"The Water of Separation"

Summary

Covenant mercy cannot simply overlook defilement: the same God who kept mercy for thousands also appointed specific rites of cleansing for those made unclean by contact with death. The most striking was the ceremony of the red heifer — whose ashes, mixed with water, formed the “water of separation.” This chapter shows how that ceremony foreshadowed the cleansing of baptism, by which believers are separated from a world dead in sin.

The Mosaic law made careful provision for different types of sin and defilement. Some offerings covered deliberate transgressions; others addressed sins of ignorance. A separate category dealt with physical defilement — in particular, contact with the dead. (Numbers 19:11–12)[1]

The remedy was striking: a red heifer without blemish was slaughtered and burned completely. Its ashes were mixed with running water to create the "water of separation" — a purifying solution that, when sprinkled on a defiled person, restored their ceremonial cleanness. (Numbers 19:1–9)[2] Without this cleansing, the unclean person remained excluded from the community of Israel.

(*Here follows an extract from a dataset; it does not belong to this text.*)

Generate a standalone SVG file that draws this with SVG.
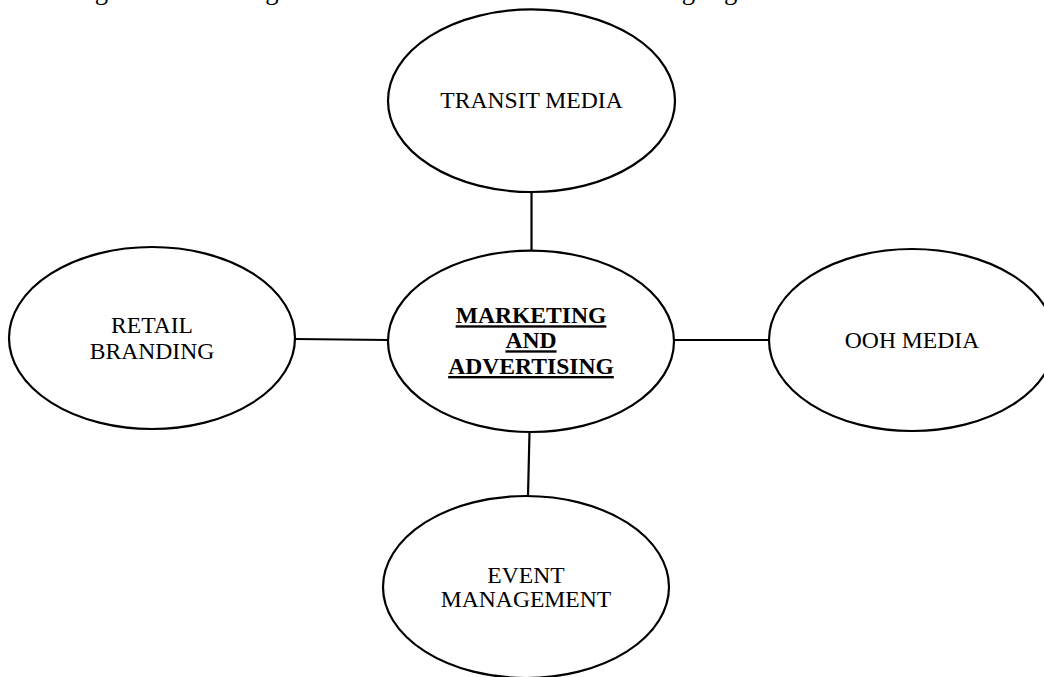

The meaning of the type is clear when set alongside Paul's teaching. Every person is, by nature, "dead in trespasses and sins" — morally defiled by contact with a dead world. (Ephesians 2:1)[3] The "water of separation" that cleanses from this condition is baptism into Christ, which separates the believer from the dead world and unites them with the risen Saviour.

Paul makes the radical demand that this separation requires explicit in 2 Corinthians, quoting directly from the Old Testament: "Come out from among them and be separate, says the Lord. Do not touch what is unclean, and I will receive you. I will be a Father to you, and you shall be my sons and daughters, says the Lord Almighty." (2 Corinthians 6:17–18)[4]

The red heifer ceremony was not about personal guilt — it was about contact with death. In the same way, the new birth in baptism is not primarily about individual moral improvement; it is about crossing from the realm of death into the realm of life. The believer is separated by the water, set apart, and brought into a community defined by the living God rather than the dying world.